The reason we did Monkey Bars, for example, is just to invite adults to think about their relationship to children and childhood. I’m not remotely interested in doing plays just for adults, they’re always about childhood or children in some way, it’s just some are for grown-ups to look at it from that perspective. I’m not going to start doing Chekhov, because there’s lots of theatres that do that and this place is special because it is for young audiences; it’s been designed for that in mind.

As we head into the autumn season, what are your new season resolutions?

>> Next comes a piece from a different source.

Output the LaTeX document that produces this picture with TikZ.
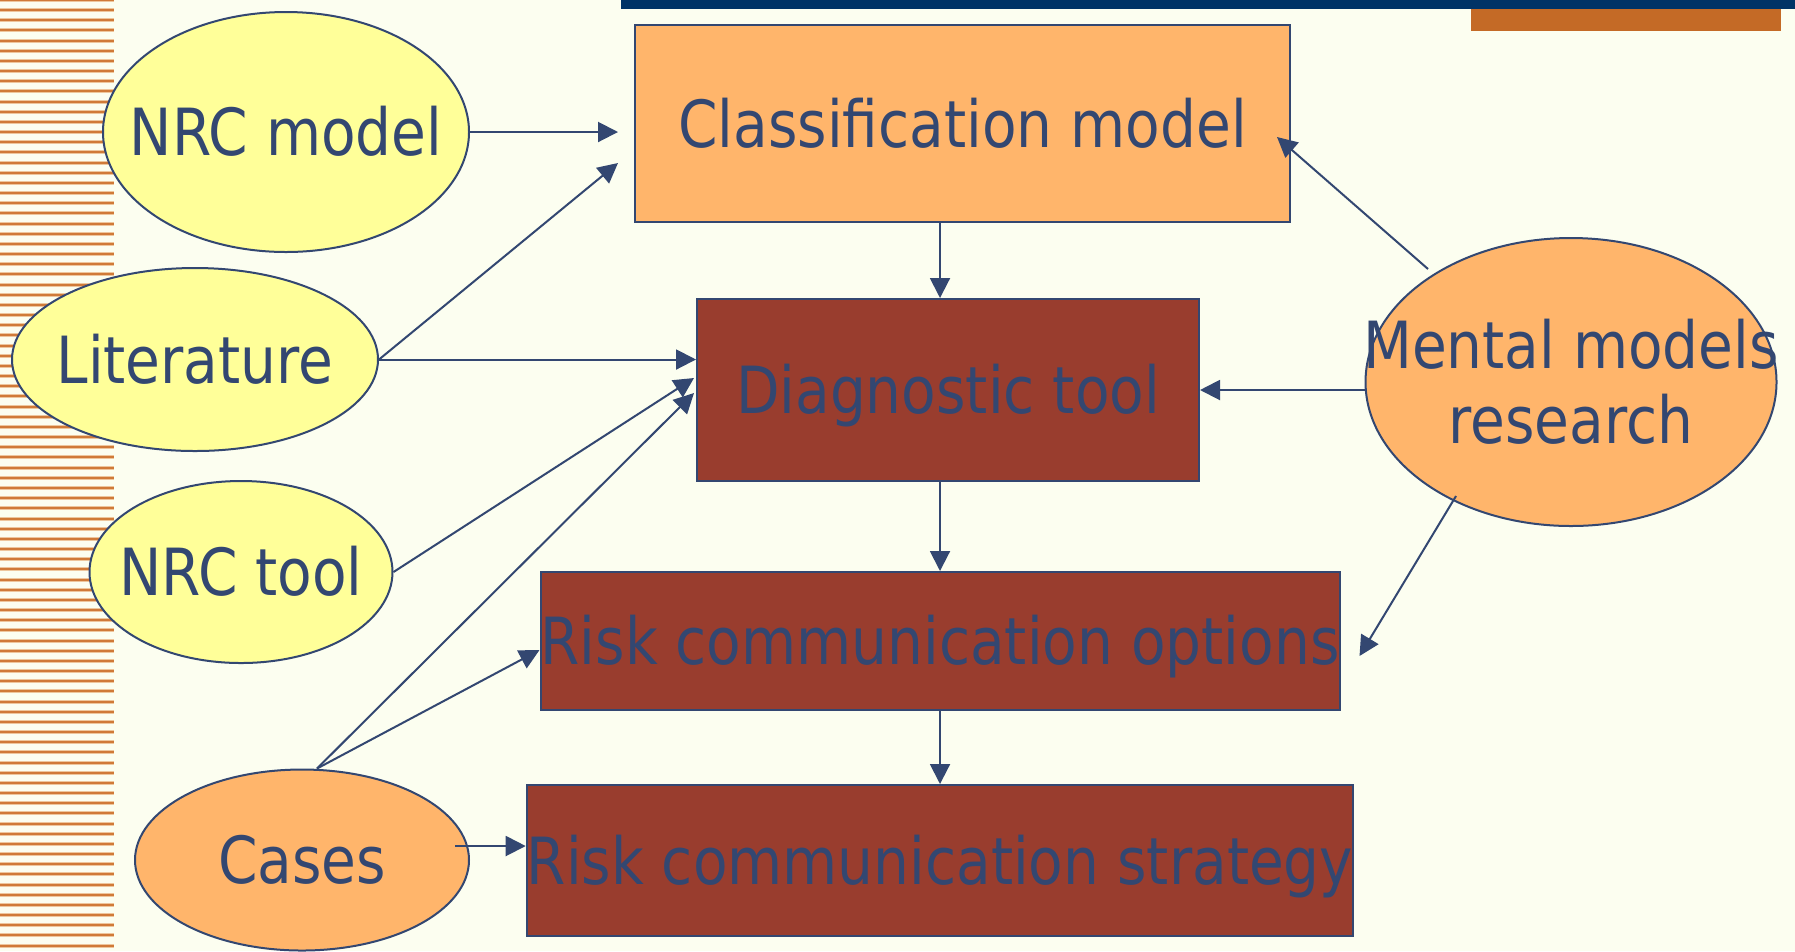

Oh my God! No that’s for Christmas, I can’t do resolutions now! Well, we’ve bought all the new stationery, we’ve got some new headed paper, we’ve got new folders, we’ve got new satchels… There’s an energy that goes with September because it is back to school and starting rehearsing… it does feel a bit like it’s back to school. But I don’t know particularly if I’ve got resolutions. I think I’m always interested to see how audiences respond to the work that we’ve chosen to put on and to see what they like about what we’re doing, and when you look back over a few months what you felt was missing and then using that to think about what’s coming next. It’s an on-going thing, it’s incremental because it’s a relationship, I think, that you have with an audience.

What are you most looking forward to in this season?
I’m particularly looking forward to a French company called Bob Theatre coming here with a two-man show called Nosferatu over Halloween. I’m looking forward to seeing that again, I saw it a couple of years ago and I thought it was just great. It’s terrifying but it’s immensely funny, so that’s the one I want to see again in addition to seeing how everything else is made because they’re all new.